En este contexto, hay que hacer mención del estudio realizado por Adam Corlett (“Examining an elephant”, Resolution Foundation, septiembre 2016), en el que se pretendía dilucidar si la “curva del elefante” resolvía realmente la explicación acerca de la evolución de las clases medias de los países ricos.

Según este estudio, el mayor crecimiento de la población en los países emergentes supone una dificultad para comparar la evolución de las familias con rentas medias-bajas a lo largo del tiempo, ya que su posición en el ranking de renta global ha cambiado. De hecho, la imagen del elefante se desvanece cuando se toman los datos a partir de una población constante con exclusión de China, Japón y los países excomunistas.

Igualmente, una actualización realizada por B. Milanovic con datos hasta 2011 sugiere un mayor crecimiento entre los grupos afectados por el estancamiento de sus rentas en los 30 años anteriores, y mucha menos ganancia para las personas situadas en el 1% más alto de las rentas globales (C. Giles y S. Donnan, “Globalisation ‘not to blame’ for income woes, study says”, Financial Times, 13 de septiembre de 2016).
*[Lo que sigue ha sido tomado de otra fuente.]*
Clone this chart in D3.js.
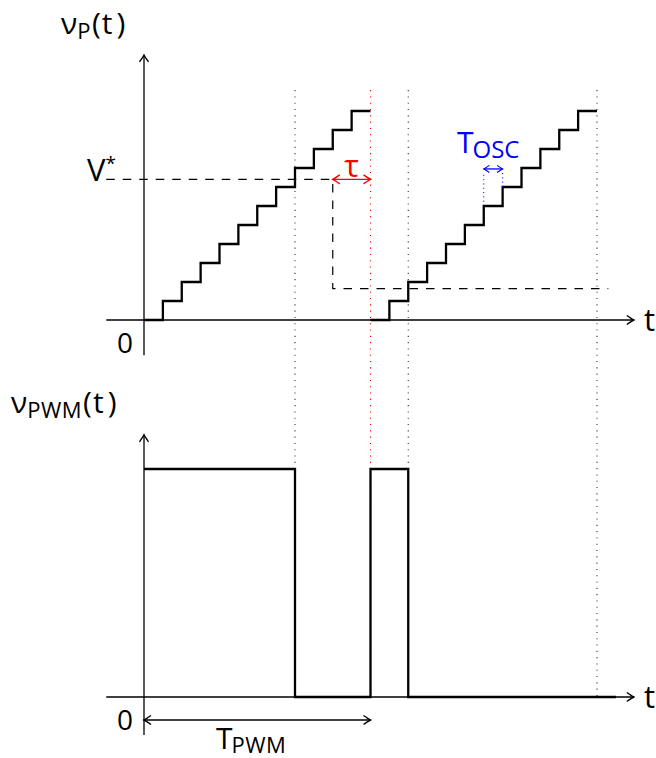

La desigualdad económica tiene una enorme trascendencia. La realidad diaria de aquellas familias que no tienen suficiente capacidad adquisitiva o, aún peor, de aquellas otras que quedan excluidas económica y socialmente es un problema crucial que no puede desatenderse. De su adecuado tratamiento depende en gran medida la estabilidad política y social. Esa realidad condiciona las preferencias políticas, pero también lo hace de manera destacada la percepción social de los problemas económicos. De ahí la trascendencia de que los diagnósticos realizados reflejen lo más fidedignamente posible su verdadero alcance.